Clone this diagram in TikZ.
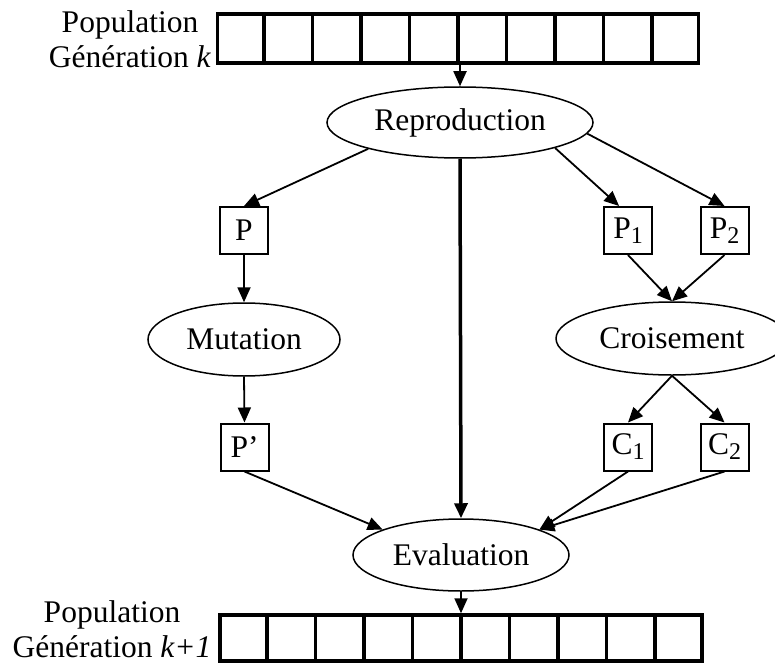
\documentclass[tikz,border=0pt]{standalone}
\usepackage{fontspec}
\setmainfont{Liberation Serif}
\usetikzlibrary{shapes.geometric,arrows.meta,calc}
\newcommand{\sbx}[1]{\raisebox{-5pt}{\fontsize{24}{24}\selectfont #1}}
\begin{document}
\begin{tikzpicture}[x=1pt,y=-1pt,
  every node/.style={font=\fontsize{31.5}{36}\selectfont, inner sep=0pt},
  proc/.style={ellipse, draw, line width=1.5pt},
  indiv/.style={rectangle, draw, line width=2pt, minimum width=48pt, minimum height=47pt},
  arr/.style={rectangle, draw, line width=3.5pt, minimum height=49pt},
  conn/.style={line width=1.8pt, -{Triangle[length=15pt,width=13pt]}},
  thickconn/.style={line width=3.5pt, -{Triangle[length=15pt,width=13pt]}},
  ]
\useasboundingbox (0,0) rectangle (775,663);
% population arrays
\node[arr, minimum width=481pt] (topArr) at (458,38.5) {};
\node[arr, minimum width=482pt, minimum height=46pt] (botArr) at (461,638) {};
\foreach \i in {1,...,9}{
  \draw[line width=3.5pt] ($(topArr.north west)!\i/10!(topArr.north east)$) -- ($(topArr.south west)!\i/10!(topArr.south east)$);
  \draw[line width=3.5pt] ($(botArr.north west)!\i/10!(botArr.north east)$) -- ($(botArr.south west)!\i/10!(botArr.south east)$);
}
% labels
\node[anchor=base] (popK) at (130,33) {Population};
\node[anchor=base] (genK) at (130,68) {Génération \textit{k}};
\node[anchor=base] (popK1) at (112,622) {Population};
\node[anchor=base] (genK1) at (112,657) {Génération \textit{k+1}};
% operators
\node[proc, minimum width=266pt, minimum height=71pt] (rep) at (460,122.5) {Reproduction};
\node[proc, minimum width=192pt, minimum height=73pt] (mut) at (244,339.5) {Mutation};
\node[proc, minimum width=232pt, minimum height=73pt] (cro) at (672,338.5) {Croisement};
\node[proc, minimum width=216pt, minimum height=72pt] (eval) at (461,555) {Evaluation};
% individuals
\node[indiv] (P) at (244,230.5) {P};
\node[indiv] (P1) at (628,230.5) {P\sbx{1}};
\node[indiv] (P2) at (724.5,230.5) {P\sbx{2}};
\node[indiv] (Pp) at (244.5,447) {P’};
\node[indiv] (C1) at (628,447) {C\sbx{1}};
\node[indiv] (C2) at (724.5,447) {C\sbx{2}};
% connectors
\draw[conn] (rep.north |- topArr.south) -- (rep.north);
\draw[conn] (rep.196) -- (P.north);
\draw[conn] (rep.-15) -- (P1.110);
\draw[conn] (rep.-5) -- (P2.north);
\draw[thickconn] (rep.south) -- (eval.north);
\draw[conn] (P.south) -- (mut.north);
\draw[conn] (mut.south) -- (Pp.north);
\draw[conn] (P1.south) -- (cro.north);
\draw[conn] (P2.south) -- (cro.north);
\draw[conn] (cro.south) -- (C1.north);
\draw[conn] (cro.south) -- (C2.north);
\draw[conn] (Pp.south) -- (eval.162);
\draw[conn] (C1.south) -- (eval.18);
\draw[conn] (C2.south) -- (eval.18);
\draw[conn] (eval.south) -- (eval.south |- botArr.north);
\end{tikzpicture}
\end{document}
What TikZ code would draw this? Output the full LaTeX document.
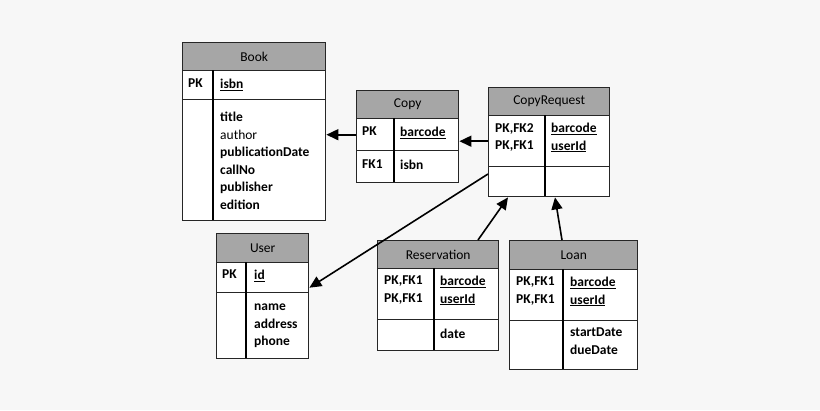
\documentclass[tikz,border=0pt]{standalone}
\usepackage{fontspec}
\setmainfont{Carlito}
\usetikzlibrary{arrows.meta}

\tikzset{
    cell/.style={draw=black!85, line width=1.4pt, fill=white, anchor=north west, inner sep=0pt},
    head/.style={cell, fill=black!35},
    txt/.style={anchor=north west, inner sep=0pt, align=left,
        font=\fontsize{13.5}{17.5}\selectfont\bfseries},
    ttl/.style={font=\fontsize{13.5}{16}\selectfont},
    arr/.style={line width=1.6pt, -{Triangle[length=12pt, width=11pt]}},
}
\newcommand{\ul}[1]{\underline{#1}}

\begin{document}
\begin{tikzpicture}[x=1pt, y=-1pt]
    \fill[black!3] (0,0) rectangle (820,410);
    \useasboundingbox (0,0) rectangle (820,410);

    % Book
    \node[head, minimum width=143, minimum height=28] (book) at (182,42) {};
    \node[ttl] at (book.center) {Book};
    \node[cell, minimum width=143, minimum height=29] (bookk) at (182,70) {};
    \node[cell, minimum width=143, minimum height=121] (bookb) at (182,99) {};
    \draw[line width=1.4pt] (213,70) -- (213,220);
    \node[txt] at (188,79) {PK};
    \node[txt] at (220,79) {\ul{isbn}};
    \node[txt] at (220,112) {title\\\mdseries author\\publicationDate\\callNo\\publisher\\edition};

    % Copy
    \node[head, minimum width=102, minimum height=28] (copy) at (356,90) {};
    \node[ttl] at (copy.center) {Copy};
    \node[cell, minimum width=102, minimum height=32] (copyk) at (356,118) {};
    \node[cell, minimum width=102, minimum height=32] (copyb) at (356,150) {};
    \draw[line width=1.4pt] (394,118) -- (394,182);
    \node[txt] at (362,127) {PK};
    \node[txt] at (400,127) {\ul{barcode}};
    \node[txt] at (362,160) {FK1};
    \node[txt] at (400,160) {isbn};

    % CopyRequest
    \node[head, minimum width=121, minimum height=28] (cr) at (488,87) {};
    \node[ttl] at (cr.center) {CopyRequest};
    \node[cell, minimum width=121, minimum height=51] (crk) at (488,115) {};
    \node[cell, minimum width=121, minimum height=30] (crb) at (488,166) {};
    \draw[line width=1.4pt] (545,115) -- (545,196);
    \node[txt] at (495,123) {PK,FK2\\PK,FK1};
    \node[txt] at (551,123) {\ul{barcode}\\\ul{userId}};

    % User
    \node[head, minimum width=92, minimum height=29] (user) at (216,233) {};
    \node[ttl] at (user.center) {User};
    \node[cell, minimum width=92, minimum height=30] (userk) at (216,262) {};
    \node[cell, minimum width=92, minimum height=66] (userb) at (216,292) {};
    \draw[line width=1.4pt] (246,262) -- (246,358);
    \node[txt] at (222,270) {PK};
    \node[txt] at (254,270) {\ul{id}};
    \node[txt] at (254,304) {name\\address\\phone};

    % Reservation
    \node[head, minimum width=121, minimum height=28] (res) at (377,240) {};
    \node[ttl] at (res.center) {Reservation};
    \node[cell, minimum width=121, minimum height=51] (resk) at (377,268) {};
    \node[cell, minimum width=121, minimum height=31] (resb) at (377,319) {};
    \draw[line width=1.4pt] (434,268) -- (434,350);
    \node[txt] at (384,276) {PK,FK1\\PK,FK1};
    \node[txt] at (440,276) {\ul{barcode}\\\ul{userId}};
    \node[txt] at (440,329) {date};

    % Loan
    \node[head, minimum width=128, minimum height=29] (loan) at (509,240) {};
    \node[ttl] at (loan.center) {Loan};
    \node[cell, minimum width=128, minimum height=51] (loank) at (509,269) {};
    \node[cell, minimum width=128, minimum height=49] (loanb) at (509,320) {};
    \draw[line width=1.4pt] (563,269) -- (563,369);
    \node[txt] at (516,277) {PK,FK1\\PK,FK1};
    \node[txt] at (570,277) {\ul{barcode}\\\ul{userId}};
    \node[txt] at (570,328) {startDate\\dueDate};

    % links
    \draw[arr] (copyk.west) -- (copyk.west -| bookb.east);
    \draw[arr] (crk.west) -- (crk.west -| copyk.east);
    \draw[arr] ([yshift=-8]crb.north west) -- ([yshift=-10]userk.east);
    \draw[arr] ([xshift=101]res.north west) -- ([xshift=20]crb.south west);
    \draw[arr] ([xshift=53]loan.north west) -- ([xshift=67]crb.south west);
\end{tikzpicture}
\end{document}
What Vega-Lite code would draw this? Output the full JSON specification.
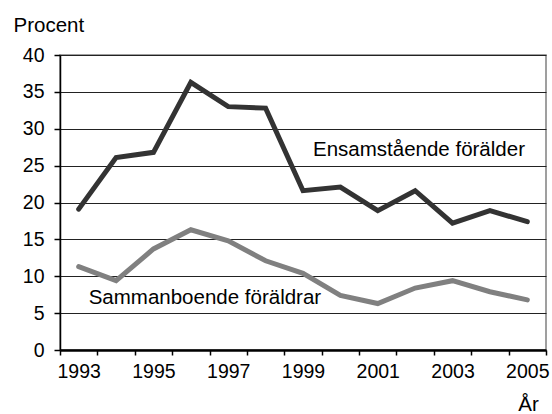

******

PROBLEM STATEMENT:
Repeat the listing above exactly, with no pictures.

RESULT OF THE TASK:
Clone this diagram in TikZ.
\documentclass[tikz,border=0pt]{standalone}
\usepackage{fontspec}
\setmainfont{Liberation Serif}
\usetikzlibrary{shapes.geometric,arrows.meta,calc}
\newcommand{\sbx}[1]{\raisebox{-5pt}{\fontsize{24}{24}\selectfont #1}}
\begin{document}
\begin{tikzpicture}[x=1pt,y=-1pt,
  every node/.style={font=\fontsize{31.5}{36}\selectfont, inner sep=0pt},
  proc/.style={ellipse, draw, line width=1.5pt},
  indiv/.style={rectangle, draw, line width=2pt, minimum width=48pt, minimum height=47pt},
  arr/.style={rectangle, draw, line width=3.5pt, minimum height=49pt},
  conn/.style={line width=1.8pt, -{Triangle[length=15pt,width=13pt]}},
  thickconn/.style={line width=3.5pt, -{Triangle[length=15pt,width=13pt]}},
  ]
\useasboundingbox (0,0) rectangle (775,663);
% population arrays
\node[arr, minimum width=481pt] (topArr) at (458,38.5) {};
\node[arr, minimum width=482pt, minimum height=46pt] (botArr) at (461,638) {};
\foreach \i in {1,...,9}{
  \draw[line width=3.5pt] ($(topArr.north west)!\i/10!(topArr.north east)$) -- ($(topArr.south west)!\i/10!(topArr.south east)$);
  \draw[line width=3.5pt] ($(botArr.north west)!\i/10!(botArr.north east)$) -- ($(botArr.south west)!\i/10!(botArr.south east)$);
}
% labels
\node[anchor=base] (popK) at (130,33) {Population};
\node[anchor=base] (genK) at (130,68) {Génération \textit{k}};
\node[anchor=base] (popK1) at (112,622) {Population};
\node[anchor=base] (genK1) at (112,657) {Génération \textit{k+1}};
% operators
\node[proc, minimum width=266pt, minimum height=71pt] (rep) at (460,122.5) {Reproduction};
\node[proc, minimum width=192pt, minimum height=73pt] (mut) at (244,339.5) {Mutation};
\node[proc, minimum width=232pt, minimum height=73pt] (cro) at (672,338.5) {Croisement};
\node[proc, minimum width=216pt, minimum height=72pt] (eval) at (461,555) {Evaluation};
% individuals
\node[indiv] (P) at (244,230.5) {P};
\node[indiv] (P1) at (628,230.5) {P\sbx{1}};
\node[indiv] (P2) at (724.5,230.5) {P\sbx{2}};
\node[indiv] (Pp) at (244.5,447) {P’};
\node[indiv] (C1) at (628,447) {C\sbx{1}};
\node[indiv] (C2) at (724.5,447) {C\sbx{2}};
% connectors
\draw[conn] (rep.north |- topArr.south) -- (rep.north);
\draw[conn] (rep.196) -- (P.north);
\draw[conn] (rep.-15) -- (P1.110);
\draw[conn] (rep.-5) -- (P2.north);
\draw[thickconn] (rep.south) -- (eval.north);
\draw[conn] (P.south) -- (mut.north);
\draw[conn] (mut.south) -- (Pp.north);
\draw[conn] (P1.south) -- (cro.north);
\draw[conn] (P2.south) -- (cro.north);
\draw[conn] (cro.south) -- (C1.north);
\draw[conn] (cro.south) -- (C2.north);
\draw[conn] (Pp.south) -- (eval.162);
\draw[conn] (C1.south) -- (eval.18);
\draw[conn] (C2.south) -- (eval.18);
\draw[conn] (eval.south) -- (eval.south |- botArr.north);
\end{tikzpicture}
\end{document}
What TikZ code would draw this? Output the full LaTeX document.
\documentclass[tikz,border=0pt]{standalone}
\usepackage{fontspec}
\setmainfont{Carlito}
\usetikzlibrary{arrows.meta}

\tikzset{
    cell/.style={draw=black!85, line width=1.4pt, fill=white, anchor=north west, inner sep=0pt},
    head/.style={cell, fill=black!35},
    txt/.style={anchor=north west, inner sep=0pt, align=left,
        font=\fontsize{13.5}{17.5}\selectfont\bfseries},
    ttl/.style={font=\fontsize{13.5}{16}\selectfont},
    arr/.style={line width=1.6pt, -{Triangle[length=12pt, width=11pt]}},
}
\newcommand{\ul}[1]{\underline{#1}}

\begin{document}
\begin{tikzpicture}[x=1pt, y=-1pt]
    \fill[black!3] (0,0) rectangle (820,410);
    \useasboundingbox (0,0) rectangle (820,410);

    % Book
    \node[head, minimum width=143, minimum height=28] (book) at (182,42) {};
    \node[ttl] at (book.center) {Book};
    \node[cell, minimum width=143, minimum height=29] (bookk) at (182,70) {};
    \node[cell, minimum width=143, minimum height=121] (bookb) at (182,99) {};
    \draw[line width=1.4pt] (213,70) -- (213,220);
    \node[txt] at (188,79) {PK};
    \node[txt] at (220,79) {\ul{isbn}};
    \node[txt] at (220,112) {title\\\mdseries author\\publicationDate\\callNo\\publisher\\edition};

    % Copy
    \node[head, minimum width=102, minimum height=28] (copy) at (356,90) {};
    \node[ttl] at (copy.center) {Copy};
    \node[cell, minimum width=102, minimum height=32] (copyk) at (356,118) {};
    \node[cell, minimum width=102, minimum height=32] (copyb) at (356,150) {};
    \draw[line width=1.4pt] (394,118) -- (394,182);
    \node[txt] at (362,127) {PK};
    \node[txt] at (400,127) {\ul{barcode}};
    \node[txt] at (362,160) {FK1};
    \node[txt] at (400,160) {isbn};

    % CopyRequest
    \node[head, minimum width=121, minimum height=28] (cr) at (488,87) {};
    \node[ttl] at (cr.center) {CopyRequest};
    \node[cell, minimum width=121, minimum height=51] (crk) at (488,115) {};
    \node[cell, minimum width=121, minimum height=30] (crb) at (488,166) {};
    \draw[line width=1.4pt] (545,115) -- (545,196);
    \node[txt] at (495,123) {PK,FK2\\PK,FK1};
    \node[txt] at (551,123) {\ul{barcode}\\\ul{userId}};

    % User
    \node[head, minimum width=92, minimum height=29] (user) at (216,233) {};
    \node[ttl] at (user.center) {User};
    \node[cell, minimum width=92, minimum height=30] (userk) at (216,262) {};
    \node[cell, minimum width=92, minimum height=66] (userb) at (216,292) {};
    \draw[line width=1.4pt] (246,262) -- (246,358);
    \node[txt] at (222,270) {PK};
    \node[txt] at (254,270) {\ul{id}};
    \node[txt] at (254,304) {name\\address\\phone};

    % Reservation
    \node[head, minimum width=121, minimum height=28] (res) at (377,240) {};
    \node[ttl] at (res.center) {Reservation};
    \node[cell, minimum width=121, minimum height=51] (resk) at (377,268) {};
    \node[cell, minimum width=121, minimum height=31] (resb) at (377,319) {};
    \draw[line width=1.4pt] (434,268) -- (434,350);
    \node[txt] at (384,276) {PK,FK1\\PK,FK1};
    \node[txt] at (440,276) {\ul{barcode}\\\ul{userId}};
    \node[txt] at (440,329) {date};

    % Loan
    \node[head, minimum width=128, minimum height=29] (loan) at (509,240) {};
    \node[ttl] at (loan.center) {Loan};
    \node[cell, minimum width=128, minimum height=51] (loank) at (509,269) {};
    \node[cell, minimum width=128, minimum height=49] (loanb) at (509,320) {};
    \draw[line width=1.4pt] (563,269) -- (563,369);
    \node[txt] at (516,277) {PK,FK1\\PK,FK1};
    \node[txt] at (570,277) {\ul{barcode}\\\ul{userId}};
    \node[txt] at (570,328) {startDate\\dueDate};

    % links
    \draw[arr] (copyk.west) -- (copyk.west -| bookb.east);
    \draw[arr] (crk.west) -- (crk.west -| copyk.east);
    \draw[arr] ([yshift=-8]crb.north west) -- ([yshift=-10]userk.east);
    \draw[arr] ([xshift=101]res.north west) -- ([xshift=20]crb.south west);
    \draw[arr] ([xshift=53]loan.north west) -- ([xshift=67]crb.south west);
\end{tikzpicture}
\end{document}
What Vega-Lite code would draw this? Output the full JSON specification.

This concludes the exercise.